Montana Governor Likely to Sign a Pension Reform Bill He Believes is Unconstitutional.



Theatre of the absurd in Montana.

The Montana Legislature has enacted a bill to retroactively take public pension COLA benefits from the state's public pensioners.  Like the Colorado education establishment in 2010, education lobbyists in Montana have their fingerprints all over the Montana Legislature's attempt to break public pension COLA contracts.  (If employers affiliated with the public pension system can break pensioner contracts, that minimizes future pension contributions for dues-paying union members and local government employers.  If the bill gets struck down in court, the judges become "the bad guys.")

Governor Bullock didn't support the COLA-theft amendment to the bill.  Although Bullock thinks the COLA-theft provision in the bill is illegal, it appears he'll sign the bill into law.  (Odd that his primary concern is the taxpayers, but he doesn't seem to mind squandering millions of taxpayer dollars on litigation.)

Here's Montana Governor Steve Bullock in his State of the State address:

“We must also meet our responsibility to fix a long-term problem created by our predecessors.  I’ve outlined a detailed plan that will shore up our public retirement systems and do so without raising taxes.  I look forward to working with this body to ensure that we craft a plan that honors our commitment to Montana’s public servants.  A plan that doesn’t go back on the promises we’ve made to our snow plow drivers, prison guards, teachers and other middle class workers who are our friends and our neighbors.”

Link to Governor Bullock’s State of the State speech:


"Feeling betrayed, retiree group asks governor to veto pension bill."

"Saying it was betrayed by Gov.

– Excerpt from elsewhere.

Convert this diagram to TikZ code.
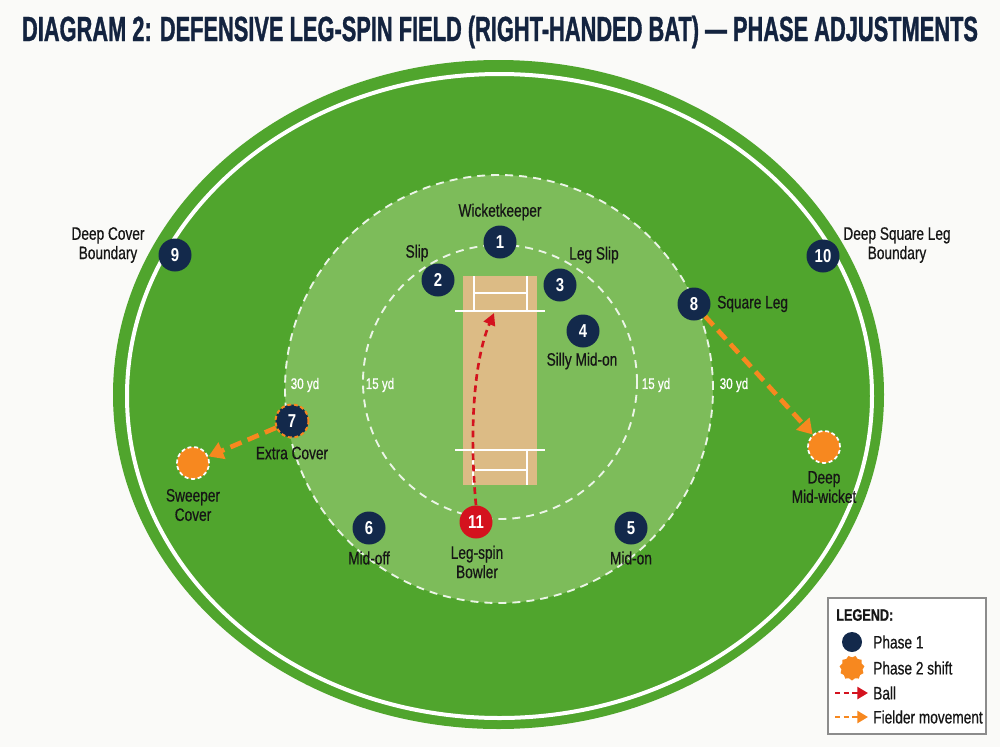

State Bullock’s office, a group representing retired Montana public employees is urging him to veto the bill that seeks to fix pensions for public employees."

“We understand that the bill is your bill, and it would be highly unusual for you to veto it at this point, but that is what we are asking,” Russell E. Wrigg, president of the Association of Montana Retired Public Employees, said in the letter Saturday to Bullock. “House Bill 454 tramples on the statutory and constitutional rights of retirees and has the potential to inflict severe harm to current and future retirees.”

"About 2,000 retirees in the Public Employees’ Retirement System belong to the association."

"At issue was an amendment to the Guaranteed Annual Benefit Adjustment (GABA), to reduce the current 3 percent annual cost of living pension raises."

"In response, Bullock’s budget director Dan Villa said the governor’s office opposed the amendment that sought to change the GABA and questioned its constitutionality."

"'We understand that both current employees and retirees are considering legal challenges to address the amendments, and we support that action,' Villa said. 'It’s important to keep in mind that this likely unconstitutional amendment doesn’t change one important fact: by implementing the remainder of Gov. Bullock’s plan, Montana is the first state in the nation to fix our pension system without raising taxes.'"

"'Moreover, we were shocked to find out that the 1 percent contribution by the employees and the employers would only last six months, and would be eliminated Jan. 1, 2014,' Wrigg said."

(My comment: Employers affiliated with a public pension system collude with public sector unions to reduce their future pension contributions by taking money from pensioners.  Been there.)

Montana pensioners:

"The Legislature’s own attorneys have repeatedly advised it that GABA is a constitutionally-protected contract with public employees and should not be broken. If the Legislature chooses to advance legislation to renege on this important commitment it has to raise concerns with all citizens as to what other contracts the state may choose to ignore. If a 'deal’s a deal' only when the Legislature chooses to honor it, then what about Montana’s other contract commitments?"

"The Legislature should not violate the contract it statutorily committed to with Montana’s public employees. Rather, it should honor the commitments made to current and future government retirees including fully funding GABA."

Meanwhile, in Pennsylvania, Governor Tom Corbett's proposal for legal, prospective changes in the state's pension system is moving along:


"The governor also wants to change the formula for future benefits in current employees' plans. Beginning in 2015, he has proposed reducing the multiplier used to determine future benefits by 0.5 percent."

(Recall that the Colorado Legislature adopted a bill last year, SB12-149, providing such prospective, legal public pension reform for certain Colorado county governments.  This bill honored the accrued public pension benefits of thousands of Colorado government workers and retirees, while two years earlier, the Colorado Legislature passed a bill to seize up to one-third of the accrued pension benefits of Colorado PERA retirees.)

I believe that this solution of prospective pension reform, reducing the rate of accrual of future pension benefits will ultimately prevail in the United States.  It is emerging as a logical and legal pension reform alternative increasingly embraced by public pension legal scholars.  Many politicians will not act responsibly unless forced to do so by the courts.